Vol 6. Issue 9 / March 13, 2006
New Service Offers Molecular Models a.k.a. "Thinking Tools"
By Mika Ono
BioMedical Graphics and the laboratory of Professor Art Olson have teamed up to offer the Scripps Research community a new molecular modeling service—not the kind of modeling that creates a virtual image on your computer screen, but the kind that builds an actual three-dimensional physical structure you can hold in your hand and pass from person to person.
The new service, which is being offered on a trial basis, grew out of the popularity of some of the models Olson was building as part of his molecular graphics research program on the La Jolla campus.
"People kept saying to me, 'I'd love to have a molecule like that,'" says Olson. "Now, there's a way they can get one."
The tangible 3-D models are most useful as "thinking tools," according to Olson, as well as for communication and teaching, for example in Scripps Research graduate classes.
"The feedback I get from researchers who have these models is that they're amazed by how much the models are used," says Olson, who has been beta testing the service for several months. "A physical object is persistent. It's there. In contrast to virtual representations, people contemplate physical objects longer and interact with each other around them more."
Olson also notes that a 3-D model engages more of one's senses than a virtual image, and thus more neurons in the brain. Studies in the perception and cognition literature support the idea that handling an object affects people differently than simply seeing it.
In fact, the history of molecular modeling goes back hundreds of years, and includes such pioneering figures as Linus Pauling and James Watson and Francis Crick. Over the last generation, though, as computers became commonplace and scientists' understanding of molecular structures became more complex, computer imaging gradually became the dominant tool for visualization.

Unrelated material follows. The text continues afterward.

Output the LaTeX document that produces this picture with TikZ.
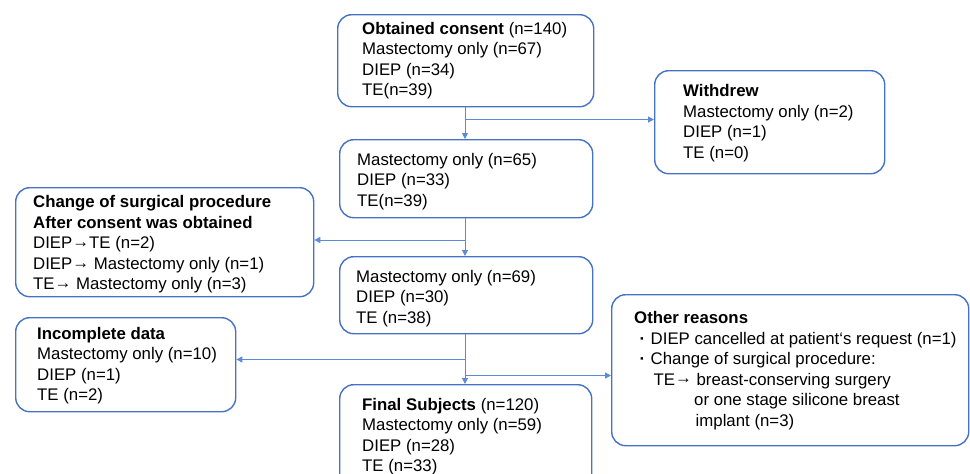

"Now people are so used to seeing images on the computer that building a physical model can present challenges," Olson observes. "The prospect of making a solid model forces people to think about their molecule's physicality. They are confronted with such basic questions as 'Will it hold together?'"
While Olson's system builds on a long tradition, it also takes advantage of the latest in technology. Software is used to process atomic coordinates (generated by computer modeling, x-ray crystallography, or nuclear magnetic resonance) or volumetric images, such as from electron microscopy. This information is then used to build a geometric model that can be fed into a three-dimensional fabricating printer that "prints" solid objects out of thousands of layers of a special fine plaster powder.
As thousands of layers are built up, colored ink is spread in a pattern that is the cross-section of the physical structure on each plane. The ink acts as a binder, solidifying the part of each layer that will become the final object, and fusing it with the layer below. When the process is finished, the physical three-dimensional model is imbedded in the loose unbound powder, and can then be lifted out, dusted off, and finished with wax.
"This is advanced technology," says Olson. "No one will have it in individual labs any time soon, so I'm hopeful that people will find the new service useful."
Olson has trained Jon Huntoon, who works in his lab and studies biology and media at the University of California, San Diego, to use the system. Huntoon, who enjoys learning about the molecules scientists ask him to print, will staff the new service for Scripps Research investigators.
Bob Turner, director of BioMedical Graphics, adds, "We're excited to be working with Art Olson on this collaboration and we would like to thank him for donating the technology and the training to make this new service possible. As always, BioMedical Graphics is here to serve the Scripps Research community."
A lab's cost to create a model of a molecular object—which can range from small organic molecules to large biomolecular complexes, such as the ribosome, DNA polymerase, and virus structures—will depend on the model's size and the materials used, as well as the labor needed to produce a structure that can be built and handled. Researchers can minimize costs by generating a computer image using the Python Molecular Viewer (PMV) or any other software that outputs .stl, .ply, or .wrl files.